では、それほどにまで難しい鹿児島弁の難しさについて少し述べることにする。そのためには、まず日本語がどのような言語であるかを知る必要がある。

日本語はモーラ言語である。モーラ(mora)とは音の単位である。「サツマイモ」なら5モーラ。「あいみょん」なら4モーラである。日本語にはこのモーラという概念があるおかげで言葉を指を折って数えることができる。五・七・五などが成立するのもモーラ言語の特性である。

モーラ言語には、他にハワイ語などがある。「ワイキキ」や「アロハ」、「キラウエア」などハワイの言語をそのまま日本語表記にしやすいのは、互いにモーラ言語だからであろう。逆に日本語化した英語をネイティブスピーカーに行っても伝わらないのは、モーラによる音の捉え方が邪魔をしているからだといえる。「アイスクリーム」は7モーラであるが、「ice cream」は7モーラではない。そもそも、英語の音はモーラという単位では数え上げられない。その代わり、英語や他のヨーロッパの言語には「音節(syllable)」という概念がある。「ice cream」は2音節だ。

実は、日本語の方言でありながら鹿児島弁はモーラ言語ではない。音節言語である。それゆえ、「行ってくる」は「いてくる」と同じ音数になる。「短い」は鹿児島弁で「みひけ」という。しかし、実際に音を聞いてみると真ん中の「ひ」は子音としてしか発音されておらず、「みhけ」と聞こえるだろう。

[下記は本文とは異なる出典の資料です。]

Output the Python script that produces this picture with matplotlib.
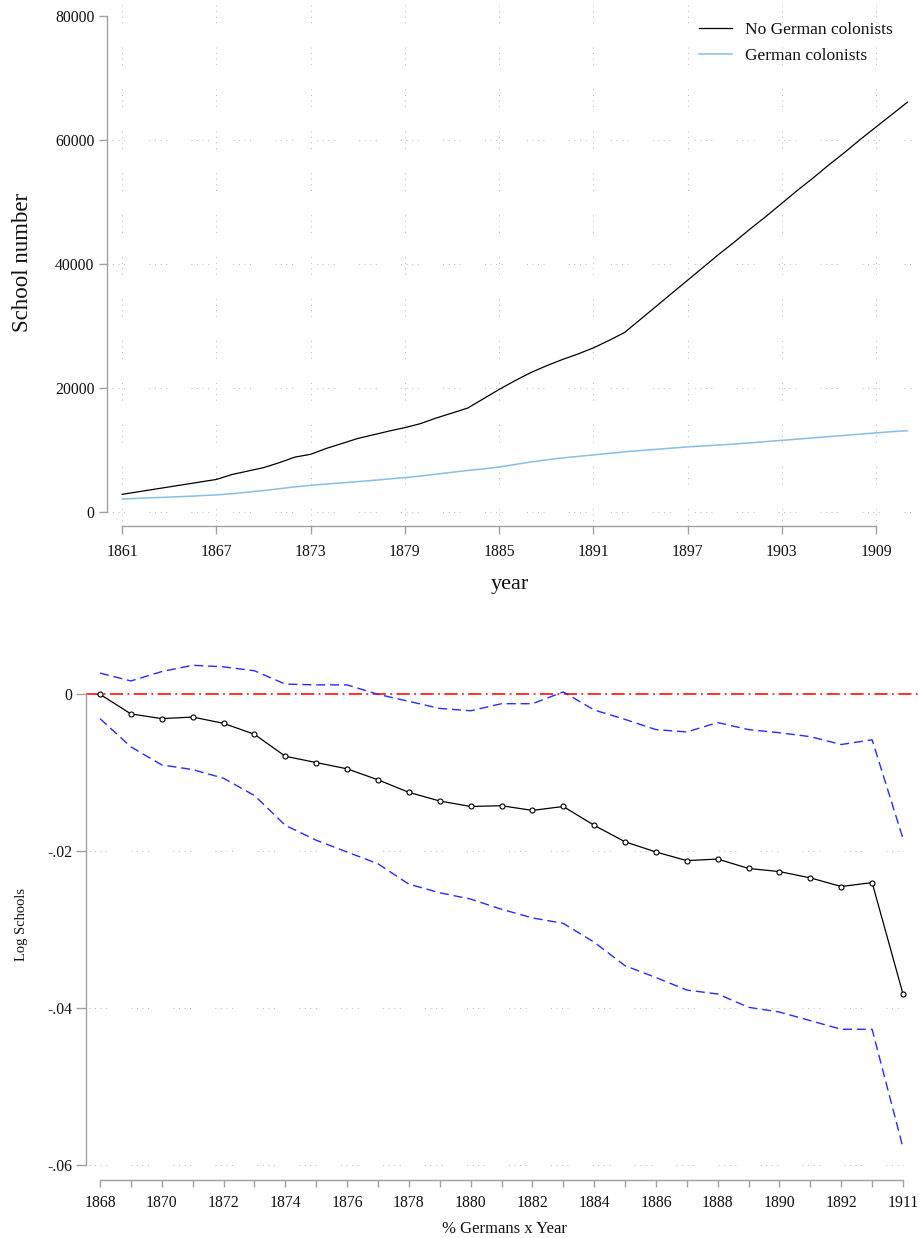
"""
School numbers by German colonist presence, and the % Germans x Year
event-study coefficients (Stata-style graphs redrawn in matplotlib).
"""

import numpy as np
import matplotlib
matplotlib.use("Agg")
import matplotlib.pyplot as plt

plt.rcParams["font.family"] = ["Liberation Serif", "DejaVu Serif"]
plt.rcParams["lines.scale_dashes"] = False

# ---- top panel data ----
years = list(range(1861, 1912))
no_german = [2900, 3300, 3700, 4100, 4500, 4900, 5300, 6100, 6650, 7200,
             8000, 8900, 9350, 10300, 11100, 11900, 12500, 13100, 13650, 14300,
             15200, 16000, 16800, 18300, 19800, 21200, 22500, 23600, 24600, 25500,
             26500, 27700, 29000, 31100, 33200, 35300, 37400, 39500, 41600, 43600,
             45700, 47700, 49800, 51900, 53900, 56000, 58000, 60100, 62100, 64100,
             66100]
german = [2150, 2250, 2350, 2450, 2550, 2680, 2800, 3000, 3250, 3500,
          3800, 4100, 4350, 4550, 4750, 4950, 5150, 5380, 5600, 5850,
          6150, 6450, 6750, 7000, 7300, 7700, 8100, 8450, 8750, 9000,
          9250, 9500, 9750, 9950, 10150, 10350, 10550, 10700, 10850, 11000,
          11200, 11400, 11600, 11800, 12000, 12200, 12400, 12600, 12800, 13000,
          13150]
top_xticks = [1861, 1867, 1873, 1879, 1885, 1891, 1897, 1903, 1909]
top_yticks = [0, 20000, 40000, 60000, 80000]

# ---- bottom panel data ----
coef_years = [str(y) for y in range(1868, 1894)] + ["1911"]
coef = [0, -0.0025, -0.0031, -0.0029, -0.0037, -0.0051, -0.0079, -0.0087,
        -0.0095, -0.0109, -0.0125, -0.0136, -0.0143, -0.0142, -0.0148, -0.0143,
        -0.0167, -0.0188, -0.0201, -0.0212, -0.0210, -0.0222, -0.0226, -0.0234,
        -0.0245, -0.0240, -0.0382]
ci_upper = [0.0027, 0.0017, 0.0029, 0.0037, 0.0035, 0.0030, 0.0013, 0.0012,
            0.0012, 0.0000, -0.0009, -0.0018, -0.0021, -0.0012, -0.0012, 0.0003,
            -0.0020, -0.0032, -0.0045, -0.0048, -0.0036, -0.0045, -0.0049, -0.0054,
            -0.0064, -0.0058, -0.0184]
ci_lower = [-0.0031, -0.0067, -0.0090, -0.0096, -0.0107, -0.0129, -0.0167, -0.0186,
            -0.0201, -0.0216, -0.0242, -0.0253, -0.0261, -0.0274, -0.0285, -0.0292,
            -0.0316, -0.0346, -0.0361, -0.0377, -0.0382, -0.0399, -0.0405, -0.0416,
            -0.0427, -0.0427, -0.0578]
bot_yticks = [0, -0.02, -0.04, -0.06]
bot_ylabels = ["0", "-.02", "-.04", "-.06"]

AXIS_COL = "#a0a0a0"
GRID_COL = "#b4b4b4"
TXT_COL = "#111111"
grid_ls = (0, (0.7, 3.3, 0.7, 3.3, 0.7, 3.3, 0.7, 17.5))


def stata_axes(ax):
    for s in ["top", "right"]:
        ax.spines[s].set_visible(False)
    for s in ["left", "bottom"]:
        ax.spines[s].set_color(AXIS_COL)
        ax.spines[s].set_linewidth(1.0)
    ax.tick_params(colors=AXIS_COL, labelcolor=TXT_COL, labelsize=11.3,
                   length=6, width=1.0)


fig = plt.figure(figsize=(9.22, 12.38), dpi=100)

# ================= top panel =================
ax1 = fig.add_axes([0.11605, 0.57536, 0.8742, 0.42302])
stata_axes(ax1)
ax1.set_xlim(1860.03, 1911.36)
ax1.set_ylim(-2160, 82260)

for yv in top_yticks[:-1]:
    ax1.axhline(yv, color=GRID_COL, lw=0.7, ls=grid_ls, zorder=0)
for xv in top_xticks:
    ax1.axvline(xv, color=GRID_COL, lw=0.7, ls=grid_ls, zorder=0)

ax1.plot(years, no_german, color="black", lw=0.9, label="No German colonists")
ax1.plot(years, german, color="#87bde8", lw=1.1, label="German colonists")

ax1.spines["left"].set_bounds(0, 80000)
ax1.spines["bottom"].set_bounds(top_xticks[0], top_xticks[-1])
ax1.set_xticks(top_xticks)
ax1.set_yticks(top_yticks)
ax1.set_yticklabels([str(v) for v in top_yticks])
ax1.tick_params(axis="y", pad=3)
ax1.tick_params(axis="x", pad=7)
ax1.set_ylabel("School number", fontsize=16.5, color=TXT_COL)
ax1.yaxis.set_label_coords(-0.092, 0.5026)
ax1.set_xlabel("year", fontsize=16, color=TXT_COL, labelpad=11)

leg = ax1.legend(loc="upper left", bbox_to_anchor=(0.735, 0.962), frameon=False,
                 fontsize=12.5, handlelength=1.85, handletextpad=0.75,
                 labelspacing=0.55, borderpad=0, borderaxespad=0)
for t in leg.get_texts():
    t.set_color(TXT_COL)

# ================= bottom panel =================
ax2 = fig.add_axes([0.09328, 0.04685, 0.90672, 0.43215])
stata_axes(ax2)
xpos = np.arange(len(coef_years))
ax2.set_xlim(-0.4534, len(coef_years) - 1 + 0.615)
ax2.set_ylim(-0.06191, 0.006284)

ax2.hlines(bot_yticks[1:], -0.35, xpos[-1], color=GRID_COL, lw=0.7,
           linestyles=[grid_ls], zorder=0)
ax2.axhline(0, color="#ff2020", lw=1.3, ls=(0, (9.5, 3.2, 1.3, 3.2)), zorder=1)

ax2.plot(xpos, ci_upper, color="#2a2aff", lw=1.0, ls=(0, (6.5, 3.5)))
ax2.plot(xpos, ci_lower, color="#2a2aff", lw=1.0, ls=(0, (6.5, 3.5)))
ax2.plot(xpos, coef, color="black", lw=0.9, marker="o", markersize=3.6,
         markerfacecolor="white", markeredgecolor="black", markeredgewidth=0.8,
         zorder=3)

ax2.spines["left"].set_bounds(-0.06, 0)
ax2.spines["bottom"].set_bounds(xpos[0], xpos[-1])
ax2.set_yticks(bot_yticks)
ax2.set_yticklabels(bot_ylabels)
ax2.set_xticks(xpos)
ax2.set_xticklabels([lab if i % 2 == 0 else "" for i, lab in enumerate(coef_years)])
ax2.tick_params(axis="y", length=7, pad=3)
ax2.tick_params(axis="x", length=5, pad=6)
ax2.set_ylabel("Log Schools", fontsize=10.5, color=TXT_COL)
ax2.yaxis.set_label_coords(-0.069, 0.4785)
ax2.set_xlabel("% Germans x Year", fontsize=12, color=TXT_COL, labelpad=7)

fig.savefig("out.png", dpi=100)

つまり、「みひけ」は2音節なのだ。

特に会話の中では意識されないが、音が繋がるリエゾンのような現象や、単語の音が潰れる短縮化の現象がしばしばみられる。例えば、「墓参りに」という標準語は「ハカメ」になる。この「ハカメ」の中には「墓参り」という名詞と「に」という助詞の意味が含まれている。すなわち、名詞を変形させ副詞や形容詞のように利用することができるのだ。もしくは、助詞を脱落させたとも考えられる。また、音の短縮の例としては「だいこん」が「デコン」になったり、「犬(いぬ)」が「いん」となったりする。「灰(はい)」は「へ」なるが、「蠅(はえ)」も「へ」と発音されるので、従来の日本語以上に文脈への依存が高まる。

これが、非鹿児島弁話者が鹿児島弁を聞き取ることすらできなくなる理由である。

私は、自分と同世代の中では、かなり鹿児島弁が話せるほうだと思う。リスニングはほぼ完ぺきに聞き取れるし、話すうえでもボキャブラリーは多い。また、鹿児島弁が音節言語であったせいか、英語やフランス語などヨーロッパ言語の習得にも苦労しなかった。

鹿児島弁で話しているときは、本当の自分でいられるような気がする。標準語やそれ以外の言語で話すときは、相手に伝わるかどうかを常に考えて、自分を相対化しながら話しているような気がする。